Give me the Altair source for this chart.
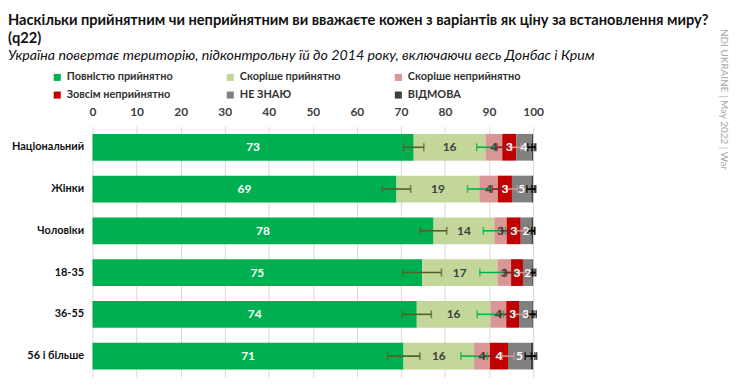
import altair as alt
import pandas as pd

groups = ["Національний", "Жінки", "Чоловіки", "18-35", "36-55", "56 і більше"]
series = ["Повністю прийнятно", "Скоріше прийнятно", "Скоріше неприйнятно",
          "Зовсім неприйнятно", "НЕ ЗНАЮ", "ВІДМОВА"]
colors = ["#00B050", "#C4D79B", "#D99694", "#C00000", "#808080", "#404040"]
label_colors = ["#FFFFFF", "#404040", "#404040", "#FFFFFF", "#FFFFFF", "#404040"]
err_colors = ["#4F6228", "#00B050", "#8B1A1A", "#D99694", "#000000", "#000000"]

fully = [72.9, 69.0, 77.4, 74.8, 73.6, 70.6]
rather = [16.3, 18.8, 13.8, 17.1, 16.7, 16.0]
rather_not = [3.8, 4.2, 2.8, 3.1, 3.6, 3.6]
not_at_all = [3.2, 3.2, 3.2, 2.7, 2.9, 4.1]
dont_know = [3.5, 4.4, 2.4, 2.1, 3.0, 5.2]
refused = [0.3, 0.4, 0.4, 0.2, 0.2, 0.5]

labels_fully = ["73", "69", "78", "75", "74", "71"]
labels_rather = ["16", "19", "14", "17", "16", "16"]
labels_rather_not = ["4", "4", "3", "3", "4", "4"]
labels_not_at_all = ["3", "3", "3", "3", "3", "4"]
labels_dont_know = ["4", "5", "2", "2", "3", "5"]
labels_refused = ["", "", "", "", "", ""]

err_fully = [2.3, 3.2, 3.0, 4.4, 3.3, 3.7]
err_rather = [2.0, 2.7, 2.5, 4.0, 3.0, 3.0]
err_rather_not = [1.2, 1.3, 1.1, 1.5, 1.3, 1.4]
err_not_at_all = [1.1, 1.2, 1.0, 1.3, 1.2, 1.4]
err_dont_know = [0.9, 1.0, 0.8, 0.8, 0.9, 1.3]
err_refused = [0.3, 0.3, 0.3, 0.2, 0.2, 0.4]

values = [fully, rather, rather_not, not_at_all, dont_know, refused]
labels = [labels_fully, labels_rather, labels_rather_not, labels_not_at_all,
          labels_dont_know, labels_refused]
errs = [err_fully, err_rather, err_rather_not, err_not_at_all, err_dont_know, err_refused]

rows = []
for gi, g in enumerate(groups):
    cum = 0.0
    for si, s in enumerate(series):
        v = values[si][gi]
        start, end = cum, cum + v
        cum = end
        rows.append({
            "group": g, "series": s, "order": si, "start": start, "end": end,
            "mid": (start + end) / 2, "label": labels[si][gi],
            "lcolor": label_colors[si], "ecolor": err_colors[si],
            "elo": end - errs[si][gi], "ehi": min(end + errs[si][gi], 101.5),
        })
df = pd.DataFrame(rows)

FONT = "Lato"
yenc = alt.Y("group:N", sort=groups, title=None,
             scale=alt.Scale(paddingInner=0.36, paddingOuter=0.18))

bars = alt.Chart(df).mark_bar().encode(
    x=alt.X("start:Q", scale=alt.Scale(domain=[0, 100], nice=False),
            axis=alt.Axis(orient="top", values=list(range(0, 101, 10)), title=None,
                          ticks=False, domain=False, labelPadding=8, labelFlush=False,
                          labelFont=FONT, labelFontSize=12, labelFontWeight="bold",
                          labelColor="#404040", gridColor="#D9D9D9", gridWidth=1)),
    x2="end:Q",
    y=yenc,
    color=alt.Color("series:N", sort=series,
                    scale=alt.Scale(domain=series, range=colors),
                    legend=alt.Legend(title=None, orient="none", legendX=-41, legendY=-55,
                                      direction="horizontal", columns=3, columnPadding=52,
                                      rowPadding=6, symbolType="square", symbolSize=50,
                                      symbolStrokeWidth=0, labelFont=FONT, labelFontSize=11,
                                      labelFontWeight="bold", labelColor="#333333",
                                      labelLimit=200)),
    order=alt.Order("order:Q"),
)

err_rule = alt.Chart(df).mark_rule(strokeWidth=1.6).encode(
    x="elo:Q", x2="ehi:Q", y=yenc,
    color=alt.Color("ecolor:N", scale=None, legend=None),
)
cap_lo = alt.Chart(df).mark_tick(orient="vertical", size=8, thickness=1.6).encode(
    x="elo:Q", y=yenc, color=alt.Color("ecolor:N", scale=None, legend=None),
)
cap_hi = alt.Chart(df).mark_tick(orient="vertical", size=8, thickness=1.6).encode(
    x="ehi:Q", y=yenc, color=alt.Color("ecolor:N", scale=None, legend=None),
)

text = alt.Chart(df).mark_text(font=FONT, fontSize=12, fontWeight="bold").encode(
    x="mid:Q", y=yenc, text="label:N",
    color=alt.Color("lcolor:N", scale=None, legend=None),
)

side = alt.Chart(pd.DataFrame({"t": ["NDI UKRAINE | May 2022 | War"]})).mark_text(
    angle=90, align="left", baseline="middle", font=FONT, fontSize=10, color="#A6A6A6"
).encode(x=alt.value(635), y=alt.value(-98), text="t:N")

chart = alt.layer(bars, err_rule, cap_lo, cap_hi, text, side).properties(
    width=443, height=252,
    autosize="none",
    padding={"left": 85, "top": 118, "right": 200, "bottom": 6},
    title=alt.TitleParams(
        text=["Наскільки прийнятним чи неприйнятним ви вважаєте кожен з варіантів як ціну за встановлення миру?", "(q22)"],
        subtitle="Україна повертає територію, підконтрольну їй до 2014 року, включаючи весь Донбас і Крим",
        anchor="start", frame="group", dx=-85, dy=45, offset=10,
        font=FONT, fontSize=14.7, fontWeight="bold", color="#111111", lineHeight=18,
        subtitleFont=FONT, subtitleFontSize=14.3, subtitleFontStyle="italic",
        subtitleColor="#111111", subtitlePadding=4,
    ),
).configure_view(stroke=None).configure_axisY(
    labelFont=FONT, labelFontSize=11, labelFontWeight="bold", labelColor="#111111",
    labelPadding=9, ticks=False, domain=False, grid=False,
)

chart.save("out.html", embed_options={"renderer": "svg", "actions": False})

□ □ □ □ □ □ □

== Exercise details ==
Transcribe the material exactly, leaving every picture out.

== Solution to this exercise ==
Give me the Altair source for this chart.
import altair as alt
import pandas as pd

groups = ["Національний", "Жінки", "Чоловіки", "18-35", "36-55", "56 і більше"]
series = ["Повністю прийнятно", "Скоріше прийнятно", "Скоріше неприйнятно",
          "Зовсім неприйнятно", "НЕ ЗНАЮ", "ВІДМОВА"]
colors = ["#00B050", "#C4D79B", "#D99694", "#C00000", "#808080", "#404040"]
label_colors = ["#FFFFFF", "#404040", "#404040", "#FFFFFF", "#FFFFFF", "#404040"]
err_colors = ["#4F6228", "#00B050", "#8B1A1A", "#D99694", "#000000", "#000000"]

fully = [72.9, 69.0, 77.4, 74.8, 73.6, 70.6]
rather = [16.3, 18.8, 13.8, 17.1, 16.7, 16.0]
rather_not = [3.8, 4.2, 2.8, 3.1, 3.6, 3.6]
not_at_all = [3.2, 3.2, 3.2, 2.7, 2.9, 4.1]
dont_know = [3.5, 4.4, 2.4, 2.1, 3.0, 5.2]
refused = [0.3, 0.4, 0.4, 0.2, 0.2, 0.5]

labels_fully = ["73", "69", "78", "75", "74", "71"]
labels_rather = ["16", "19", "14", "17", "16", "16"]
labels_rather_not = ["4", "4", "3", "3", "4", "4"]
labels_not_at_all = ["3", "3", "3", "3", "3", "4"]
labels_dont_know = ["4", "5", "2", "2", "3", "5"]
labels_refused = ["", "", "", "", "", ""]

err_fully = [2.3, 3.2, 3.0, 4.4, 3.3, 3.7]
err_rather = [2.0, 2.7, 2.5, 4.0, 3.0, 3.0]
err_rather_not = [1.2, 1.3, 1.1, 1.5, 1.3, 1.4]
err_not_at_all = [1.1, 1.2, 1.0, 1.3, 1.2, 1.4]
err_dont_know = [0.9, 1.0, 0.8, 0.8, 0.9, 1.3]
err_refused = [0.3, 0.3, 0.3, 0.2, 0.2, 0.4]

values = [fully, rather, rather_not, not_at_all, dont_know, refused]
labels = [labels_fully, labels_rather, labels_rather_not, labels_not_at_all,
          labels_dont_know, labels_refused]
errs = [err_fully, err_rather, err_rather_not, err_not_at_all, err_dont_know, err_refused]

rows = []
for gi, g in enumerate(groups):
    cum = 0.0
    for si, s in enumerate(series):
        v = values[si][gi]
        start, end = cum, cum + v
        cum = end
        rows.append({
            "group": g, "series": s, "order": si, "start": start, "end": end,
            "mid": (start + end) / 2, "label": labels[si][gi],
            "lcolor": label_colors[si], "ecolor": err_colors[si],
            "elo": end - errs[si][gi], "ehi": min(end + errs[si][gi], 101.5),
        })
df = pd.DataFrame(rows)

FONT = "Lato"
yenc = alt.Y("group:N", sort=groups, title=None,
             scale=alt.Scale(paddingInner=0.36, paddingOuter=0.18))

bars = alt.Chart(df).mark_bar().encode(
    x=alt.X("start:Q", scale=alt.Scale(domain=[0, 100], nice=False),
            axis=alt.Axis(orient="top", values=list(range(0, 101, 10)), title=None,
                          ticks=False, domain=False, labelPadding=8, labelFlush=False,
                          labelFont=FONT, labelFontSize=12, labelFontWeight="bold",
                          labelColor="#404040", gridColor="#D9D9D9", gridWidth=1)),
    x2="end:Q",
    y=yenc,
    color=alt.Color("series:N", sort=series,
                    scale=alt.Scale(domain=series, range=colors),
                    legend=alt.Legend(title=None, orient="none", legendX=-41, legendY=-55,
                                      direction="horizontal", columns=3, columnPadding=52,
                                      rowPadding=6, symbolType="square", symbolSize=50,
                                      symbolStrokeWidth=0, labelFont=FONT, labelFontSize=11,
                                      labelFontWeight="bold", labelColor="#333333",
                                      labelLimit=200)),
    order=alt.Order("order:Q"),
)

err_rule = alt.Chart(df).mark_rule(strokeWidth=1.6).encode(
    x="elo:Q", x2="ehi:Q", y=yenc,
    color=alt.Color("ecolor:N", scale=None, legend=None),
)
cap_lo = alt.Chart(df).mark_tick(orient="vertical", size=8, thickness=1.6).encode(
    x="elo:Q", y=yenc, color=alt.Color("ecolor:N", scale=None, legend=None),
)
cap_hi = alt.Chart(df).mark_tick(orient="vertical", size=8, thickness=1.6).encode(
    x="ehi:Q", y=yenc, color=alt.Color("ecolor:N", scale=None, legend=None),
)

text = alt.Chart(df).mark_text(font=FONT, fontSize=12, fontWeight="bold").encode(
    x="mid:Q", y=yenc, text="label:N",
    color=alt.Color("lcolor:N", scale=None, legend=None),
)

side = alt.Chart(pd.DataFrame({"t": ["NDI UKRAINE | May 2022 | War"]})).mark_text(
    angle=90, align="left", baseline="middle", font=FONT, fontSize=10, color="#A6A6A6"
).encode(x=alt.value(635), y=alt.value(-98), text="t:N")

chart = alt.layer(bars, err_rule, cap_lo, cap_hi, text, side).properties(
    width=443, height=252,
    autosize="none",
    padding={"left": 85, "top": 118, "right": 200, "bottom": 6},
    title=alt.TitleParams(
        text=["Наскільки прийнятним чи неприйнятним ви вважаєте кожен з варіантів як ціну за встановлення миру?", "(q22)"],
        subtitle="Україна повертає територію, підконтрольну їй до 2014 року, включаючи весь Донбас і Крим",
        anchor="start", frame="group", dx=-85, dy=45, offset=10,
        font=FONT, fontSize=14.7, fontWeight="bold", color="#111111", lineHeight=18,
        subtitleFont=FONT, subtitleFontSize=14.3, subtitleFontStyle="italic",
        subtitleColor="#111111", subtitlePadding=4,
    ),
).configure_view(stroke=None).configure_axisY(
    labelFont=FONT, labelFontSize=11, labelFontWeight="bold", labelColor="#111111",
    labelPadding=9, ticks=False, domain=False, grid=False,
)

chart.save("out.html", embed_options={"renderer": "svg", "actions": False})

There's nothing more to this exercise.